Can I use gift funds as a down payment?

Can I use gift funds as a down payment?

Most lenders will accept down payment funds that are a gift from family as an acceptable down payment. A gift letter signed by the donor is usually required to confirm that the funds are a true gift and not a loan. Where the mortgage requires mortgage loan insurance, Canada Mortgage and Housing Corporation requires the gift money to be in the purchaser’s possession before the application is sent in to them for approval.
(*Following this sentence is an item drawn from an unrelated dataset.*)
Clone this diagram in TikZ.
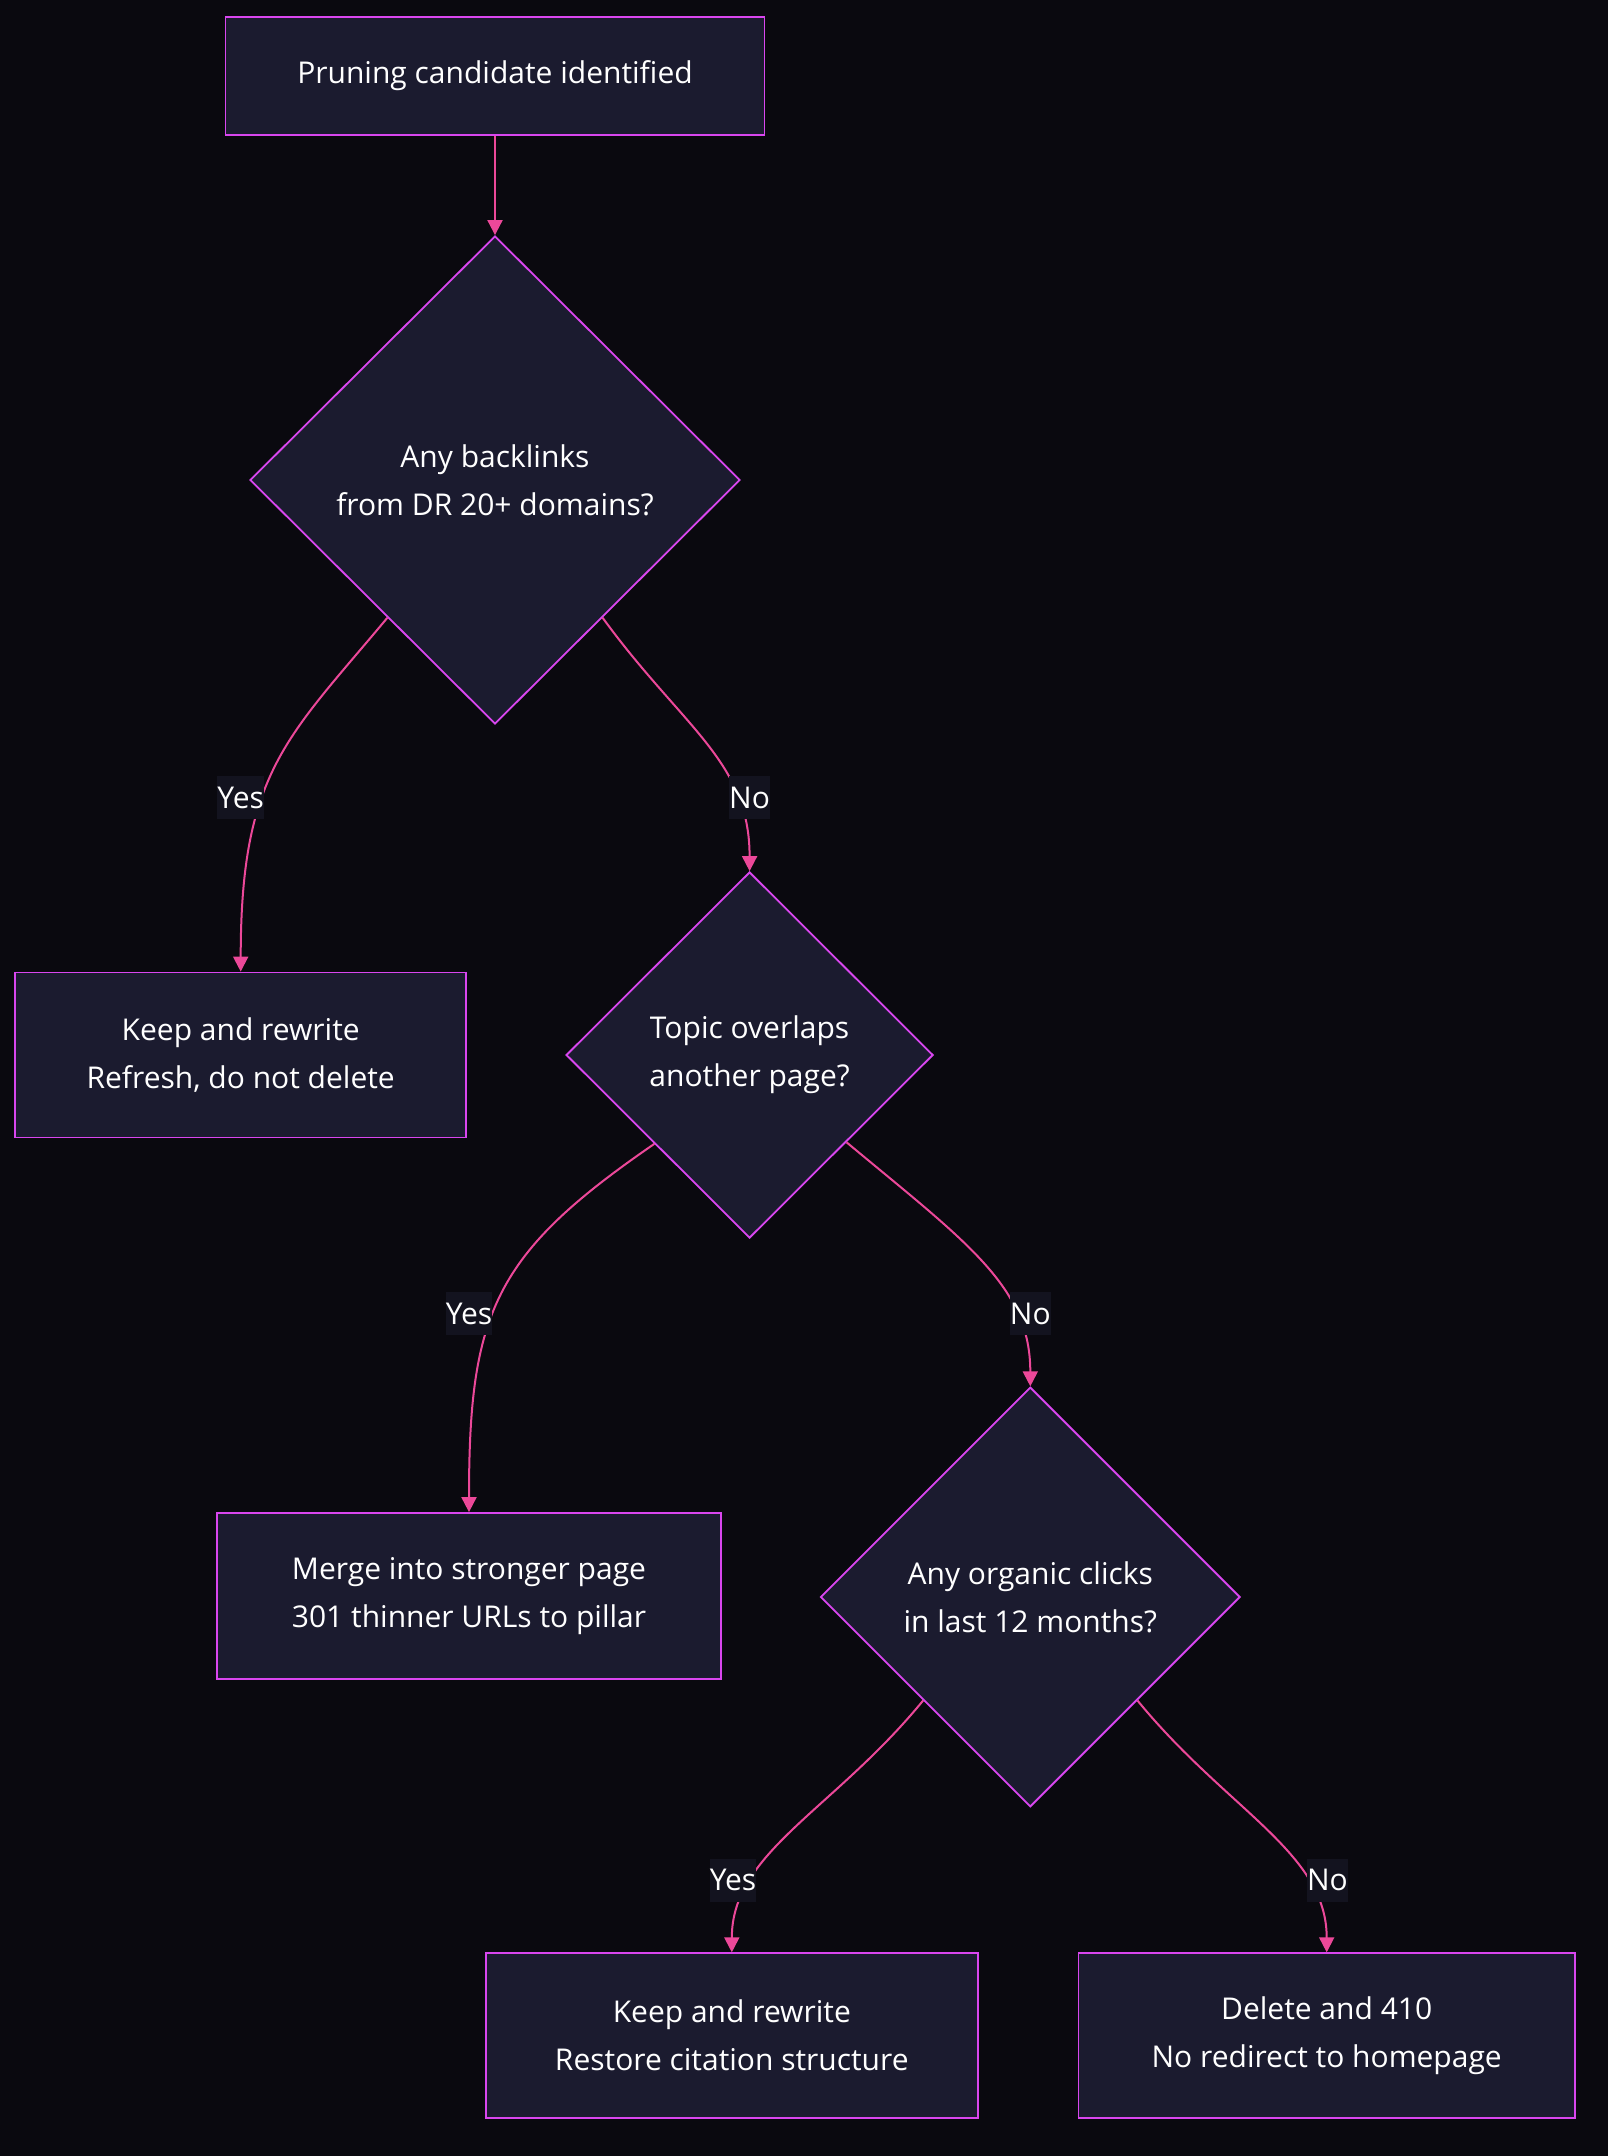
\documentclass[tikz,border=0pt]{standalone}
\usepackage{fontspec}
\setmainfont{Open Sans}
\usetikzlibrary{positioning,arrows.meta,shapes.geometric}
\definecolor{fundoescuro}{HTML}{0A090F}
\definecolor{preenchimento}{HTML}{1B1B2F}
\definecolor{borda}{HTML}{D946EF}
\definecolor{rosa}{HTML}{EC4899}
\definecolor{fundorotulo}{HTML}{13131F}

\begin{document}
\begin{tikzpicture}[x=0.5pt, y=-0.5pt,
    bloco/.style={draw=borda, fill=preenchimento, line width=0.9pt, text=white, align=center,
        font=\fontsize{15}{24}\selectfont, inner sep=0pt, minimum height=82.5pt},
    decisao/.style={diamond, draw=borda, fill=preenchimento, line width=0.9pt, text=white, align=center,
        font=\fontsize{15}{24}\selectfont, inner sep=0pt},
    ligacao/.style={draw=rosa, line width=1pt, -{Triangle[length=7.5pt,width=7.5pt]}},
    rotulo/.style={fill=fundorotulo, text=white, font=\fontsize{15}{24}\selectfont, inner sep=0pt, minimum height=21.5pt}]

        % Fundo
        \fill[fundoescuro] (0,0) rectangle (1608,2156);

        % Nós
        \node[bloco, minimum width=269.5pt, minimum height=59pt] (inicio) at (495,75.7) {Pruning candidate identified};
        \node[decisao, minimum width=245pt, minimum height=244pt] (backlinks) at (495,480) {Any backlinks\\from DR 20+ domains?};
        \node[bloco, minimum width=225.5pt] (reescrever) at (240.7,1055) {Keep and rewrite\\Refresh, do not delete};
        \node[decisao, minimum width=183.5pt, minimum height=183pt] (sobreposicao) at (749.6,1055) {Topic overlaps\\another page?};
        \node[bloco, minimum width=251.8pt, minimum height=83pt] (fundir) at (469,1596) {Merge into stronger page\\301 thinner URLs to pillar};
        \node[decisao, minimum width=209.8pt, minimum height=209.8pt] (cliques) at (1030.3,1597) {Any organic clicks\\in last 12 months?};
        \node[bloco, minimum width=246.2pt] (restaurar) at (731.8,2035.7) {Keep and rewrite\\Restore citation structure};
        \node[bloco, minimum width=248.3pt] (apagar) at (1326.7,2035.7) {Delete and 410\\No redirect to homepage};

        % Ligações
        \draw[ligacao] (inicio) -- (backlinks);
        \draw[ligacao] (backlinks.-128) .. controls +(-100,120) and +(0,-200) .. (reescrever.north);
        \draw[ligacao] (backlinks.-52) .. controls +(80,110) and +(0,-110) .. (sobreposicao.north);
        \draw[ligacao] (sobreposicao.-137) .. controls +(-160,110) and +(0,-200) .. (fundir.north);
        \draw[ligacao] (sobreposicao.-42) .. controls +(120,100) and +(0,-100) .. (cliques.north);
        \draw[ligacao] (cliques.-136) .. controls +(-90,110) and +(0,-100) .. (restaurar.north);
        \draw[ligacao] (cliques.-44) .. controls +(90,110) and +(0,-100) .. (apagar.north);

        % Rótulos
        \node[rotulo] (sim1) at (240.7,797.8) {Yes};
        \node[rotulo] (nao1) at (749.6,797.8) {No};
        \node[rotulo] (sim2) at (469,1313.6) {Yes};
        \node[rotulo] (nao2) at (1030.3,1313.6) {No};
        \node[rotulo] (sim3) at (733,1880) {Yes};
        \node[rotulo] (nao3) at (1327.4,1880) {No};

    \end{tikzpicture}
\end{document}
What is a pre-approved mortgage?

What is a pre-approved mortgage?

A pre-approved mortgage provides an interest rate guarantee from a lender for a specified period of time (usually 60 to 120 days) and for a set amount of money. The pre-approval is calculated based on information provided by you and is generally subject to certain conditions being met before the mortgage is finalized. Conditions would usually be things like ‘written employment and income confirmation’ and ‘down payment from your own resources’, for example. Most successful real estate professionals will want to ensure you have a pre-approved mortgage in place before they take you out looking for a home. This is to ensure that they are showing you property within your affordable price range. In summary, a pre-approved mortgage is one of the first steps a home buyer should take before beginning the buying process.

Why a fixed rate versus a variable rate mortgage?

Why a fixed rate versus a variable rate mortgage?

The interest rate on a fixed-rate mortgage is set for a pre-determined term – usually between 6 months to 10 years. This offers the security of knowing what you will be paying for the term selected.

A mortgage in which payments are fixed for a period of one to two years although interest rates may fluctuate from month to month depending on market conditions. If interest rates go down, more of the payment goes towards reducing the principal; if rates go up, a larger portion of the monthly payment goes towards covering the interest. For example, Scotia’s open variable rate mortgages allow prepayment of any amount (with certain minimums) on any payment date.